Luckily the son recognised that he was an alcoholic, Neve never would and just as violence became the elephant in the loungeroom for my ex husband, Nev's was the same. That was when I realised I picked the same type of men and that I was an enabler. Pardon the pun but it was a sobering thought. I needed people to "save" and then I realised that people had to save themselves. I didn't have the power to do so.

The men needed expert help. No amount of devoted love or care was going to change them or me. So I let them go and wished them both well mentally. I had my own life to get on with and the search is now on for my Man of my dreams. A good decent man and I soooo deserve. Thank you for reading.
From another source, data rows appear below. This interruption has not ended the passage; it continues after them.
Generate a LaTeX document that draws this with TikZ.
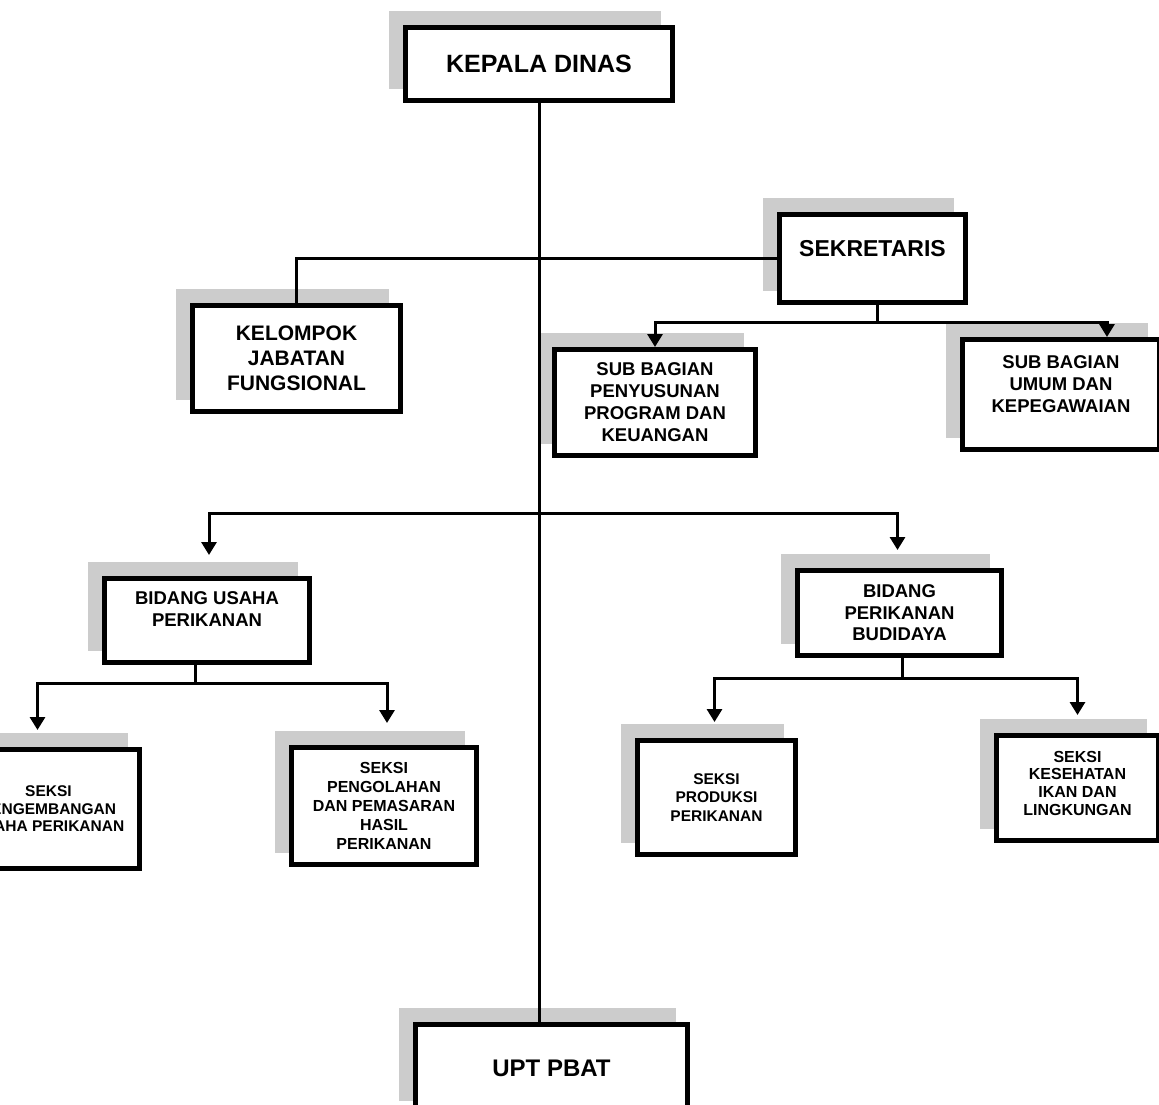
\documentclass[tikz,border=0pt]{standalone}
\usepackage{fontspec}
\setmainfont{Liberation Sans}
\usetikzlibrary{arrows.meta, shadows}

\tikzset{
  unit/.style={draw, line width=5pt, fill=white, align=center, inner sep=0pt,
    copy shadow={shadow xshift=-14pt, shadow yshift=14pt, fill=gray!40, draw=gray!40}},
  fs/.style 2 args={font=\bfseries\fontsize{#1}{#2}\selectfont},
  link/.style={line width=3pt},
  arr/.style={link, -{Triangle[length=13pt,width=15pt]}},
}

\begin{document}
\begin{tikzpicture}[x=1pt, y=-1pt]

% Page frame, same size as the scan
\useasboundingbox (0,0) rectangle (1159,1104);
\clip (0,0) rectangle (1159,1104);

% Top and bottom of the trunk
\node[unit, fs={25}{29}, minimum width=267pt, minimum height=73pt] (kepala) at (539,64) {KEPALA DINAS};
\node[unit, fs={24}{28}, minimum width=272pt, minimum height=88pt] (upt) at (551.5,1068) {UPT PBAT};

% Secretariat and its units
\node[unit, fs={23}{27}, minimum width=186pt, minimum height=88pt, text depth=20pt] (sekretaris) at (872.5,258.5) {SEKRETARIS};
\node[unit, fs={21}{25}, minimum width=208pt, minimum height=106pt] (kelompok) at (296.5,358.5) {KELOMPOK\\JABATAN\\FUNGSIONAL};
\node[unit, fs={18.5}{22}, minimum width=201pt, minimum height=106pt] (penyusunan) at (655,402.5) {SUB BAGIAN\\PENYUSUNAN\\PROGRAM DAN\\KEUANGAN};
\node[unit, fs={18.5}{22}, minimum width=197pt, minimum height=110pt, text depth=20pt] (umum) at (1061,394.5) {SUB BAGIAN\\UMUM DAN\\KEPEGAWAIAN};

% The two fields
\node[unit, fs={18.5}{22}, minimum width=205pt, minimum height=84pt, text depth=23pt] (usaha) at (207,620.5) {BIDANG USAHA\\PERIKANAN};
\node[unit, fs={18.5}{21.5}, minimum width=204pt, minimum height=85pt] (budidaya) at (899.5,613) {BIDANG\\PERIKANAN\\BUDIDAYA};

% Sections
\node[unit, fs={15.5}{17.5}, minimum width=182pt, minimum height=119pt] (pengembangan) at (48.5,809) {SEKSI\\PENGEMBANGAN\\USAHA PERIKANAN};
\node[unit, fs={16}{19}, minimum width=185pt, minimum height=117pt] (pengolahan) at (384,806) {SEKSI\\PENGOLAHAN\\DAN PEMASARAN\\HASIL\\PERIKANAN};
\node[unit, fs={15.5}{18.5}, minimum width=158pt, minimum height=114pt] (produksi) at (716.5,797.5) {SEKSI\\PRODUKSI\\PERIKANAN};
\node[unit, fs={16}{17.7}, minimum width=162pt, minimum height=105pt, text depth=10pt] (kesehatan) at (1077.5,788) {SEKSI\\KESEHATAN\\IKAN DAN\\LINGKUNGAN};

% Trunk from the head down to the UPT
\draw[link] (kepala.south) -- (kepala.south |- upt.north);

% Secretary to the functional group (no arrow)
\draw[link] (sekretaris.west) -| (kelompok.north);

% Secretary to its sub-units
\draw[link] ([xshift=5pt]sekretaris.south) -- ++(0,17) coordinate (sekbus);
\foreach \u/\dx in {penyusunan/0, umum/46} {
  \draw[arr] (sekbus) -| ([xshift=\dx pt]\u.north);
}

% Main bus across the trunk to the two fields
\coordinate (bus) at (kepala.south |- 0,513);
\foreach \u/\dx/\sh in {usaha/2/21, budidaya/-2/18} {
  \draw[arr, shorten >=\sh pt] (bus) -| ([xshift=\dx pt]\u.north);
}

% Fields to their sections
\draw[link] ([xshift=-12pt]usaha.south) -- ++(0,18) coordinate (usahabus);
\foreach \u/\dx/\sh in {pengembangan/-11/17, pengolahan/3/22} {
  \draw[arr, shorten >=\sh pt] (usahabus) -| ([xshift=\dx pt]\u.north);
}

\draw[link] ([xshift=3pt]budidaya.south) -- ++(0,20) coordinate (budbus);
\foreach \u/\dx/\sh in {produksi/-2/16, kesehatan/0/18} {
  \draw[arr, shorten >=\sh pt] (budbus) -| ([xshift=\dx pt]\u.north);
}

\end{tikzpicture}
\end{document}
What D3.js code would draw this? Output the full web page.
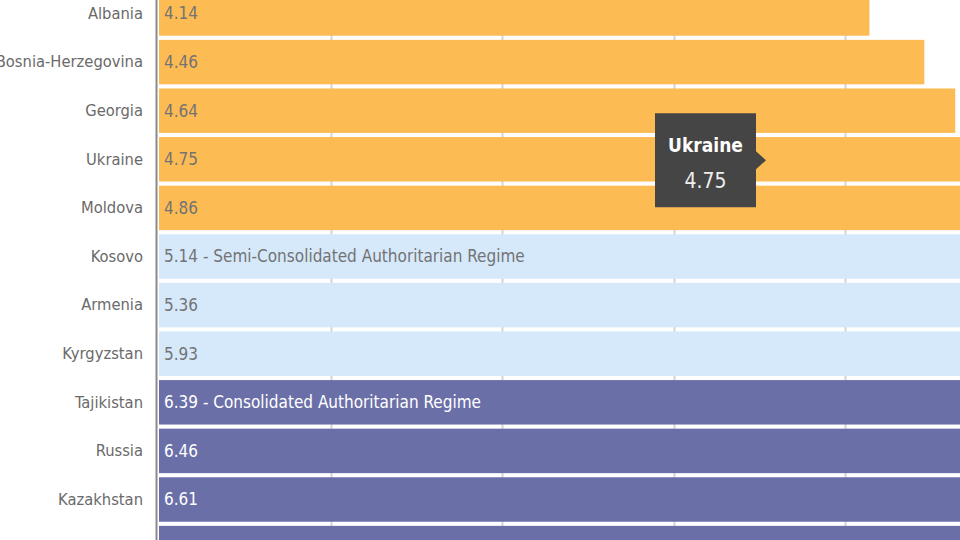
<!DOCTYPE html>
<html><head><meta charset="utf-8">
<script src="https://cdn.jsdelivr.net/npm/d3@7"></script>
<style>
html,body{margin:0;padding:0;background:#fff;overflow:hidden;}
svg{display:block;font-family:"DejaVu Sans Condensed","Liberation Sans Narrow","Open Sans",sans-serif;}
</style></head>
<body>
<svg id="chart" width="960" height="540"></svg>
<script>
const countries = ["Albania","Bosnia-Herzegovina","Georgia","Ukraine","Moldova","Kosovo","Armenia","Kyrgyzstan","Tajikistan","Russia","Kazakhstan","Azerbaijan"];
const scores = [4.14,4.46,4.64,4.75,4.86,5.14,5.36,5.93,6.39,6.46,6.61,6.64];
const regimes = ["Transitional","Transitional","Transitional","Transitional","Transitional","Semi-Consolidated","Semi-Consolidated","Semi-Consolidated","Consolidated","Consolidated","Consolidated","Consolidated"];
const notes = ["","","","","","Semi-Consolidated Authoritarian Regime","","","Consolidated Authoritarian Regime","","",""];
const xTicks = [0,1,2,3,4,5,6,7];
const tooltipCountry = "Ukraine";

const regimeColor = {"Transitional":"#fdbb54","Semi-Consolidated":"#d6e9fb","Consolidated":"#6b6fa8"};
const regimeText = {"Transitional":"#737373","Semi-Consolidated":"#737373","Consolidated":"#ffffff"};

const W = 960, H = 540;
const svg = d3.select("#chart");
const x0 = 159, unit = 171.6;
const x = d3.scaleLinear().domain([0,1]).range([x0, x0+unit]);
const step = 48.6;
const yStart = 13.5 - step/2;
const y = d3.scaleBand().domain(countries).range([yStart, yStart + step*countries.length]).paddingInner(0.085).paddingOuter(0.0425);
const fs = 17;

// grid lines
svg.append("g").selectAll("line").data(xTicks.filter(d=>d>0)).join("line")
  .attr("x1", d=>Math.round(x(d))+0.5).attr("x2", d=>Math.round(x(d))+0.5)
  .attr("y1", 0).attr("y2", H).attr("stroke","#d4d4d4").attr("stroke-width",2);

const data = countries.map((c,i)=>({c, v:scores[i], r:regimes[i], n:notes[i]}));
const inView = d => y(d.c)+y.bandwidth()/2 < H - 4;

svg.append("g").selectAll("rect").data(data).join("rect")
  .attr("x", x(0)).attr("y", d=>y(d.c))
  .attr("width", d=>x(d.v)-x(0)).attr("height", y.bandwidth())
  .attr("fill", d=>regimeColor[d.r]);

svg.append("g").selectAll("text").data(data.filter(inView)).join("text")
  .attr("x", x(0)+5).attr("y", d=>y(d.c)+y.bandwidth()/2)
  .attr("dy","0.35em").attr("font-size",fs)
  .attr("fill", d=>regimeText[d.r])
  .text(d=> d.n ? d3.format(".2f")(d.v)+" - "+d.n : d3.format(".2f")(d.v));

// y axis
const yAxis = d3.axisLeft(y).tickSize(0).tickPadding(14);
const ga = svg.append("g").attr("transform",`translate(${x0-2},0)`).call(yAxis);
ga.attr("font-family", null).attr("font-size", null);
ga.select(".domain").remove();
ga.selectAll(".tick").filter(c=>!inView({c})).remove();
ga.selectAll("text").attr("font-size",16.4).attr("fill","#6a6a6a");
svg.append("line").attr("x1",x0-2.5).attr("x2",x0-2.5).attr("y1",0).attr("y2",H)
  .attr("stroke","#8a8a8a").attr("stroke-width",2);

// tooltip
const td = data.find(d=>d.c===tooltipCountry);
const cy = y(td.c)+y.bandwidth()/2;
const bx = 655, bw = 101, bh = 94, by = cy - 46;
const tt = svg.append("g");
tt.append("path")
  .attr("d", `M${bx},${by} h${bw} v${bh/2-9} l10,9 l-10,9 v${bh/2-9} h${-bw} Z`)
  .attr("fill","#454545");
tt.append("text").attr("x", bx+bw/2).attr("y", by+32).attr("dy","0.35em").attr("text-anchor","middle")
  .attr("font-size",19).attr("font-weight","bold").attr("fill","#fff").text(td.c);
tt.append("text").attr("x", bx+bw/2).attr("y", by+67).attr("dy","0.35em").attr("text-anchor","middle")
  .attr("font-size",21).attr("fill","#eee").text(d3.format(".2f")(td.v));
</script>
</body></html>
I will leave you with the words of a great Poet and singer Kris Kristofferson who Nifty loved.

See him wasted on the sidewalk in his jacket and his jeans,


Wearin' yesterday's misfortunes like a smile

Once he had a future full of money, love, and dreams,

Which he spent like they was goin' outa style

And he keeps right on a'changin' for the better or the worse,

Searchin' for a shrine he's never found

Never knowin' if believin' is a blessin' or a curse,

Or if the goin' up was worth the comin' down



CHORUS:

He's a poet, he's a picker

He's a prophet, he's a pusher

He's a pilgrim and a preacher, and a problem when he's stoned

He's a walkin' contradiction, partly truth and partly fiction,

Takin' ev'ry wrong direction on his lonely way back home.



He has tasted good and evil in your bedrooms and your bars,

And he's traded in tomorrow for today

Runnin' from his devils, Lord, and reachin' for the stars,

And losin' all he's loved along the way

But if this world keeps right on turnin' for the better or the worse,

And all he ever gets is older and around

From the rockin' of the cradle to the rollin' of the hearse,

The goin' up was worth the comin' down



CHORUS:

He's a poet, he's a picker

He's a prophet, he's a pusher

He's a pilgrim and a preacher, and a problem when he's stoned

He's a walkin' contradiction, partly truth and partly fiction,

Takin' ev'ry wrong direction on his lonely way back home.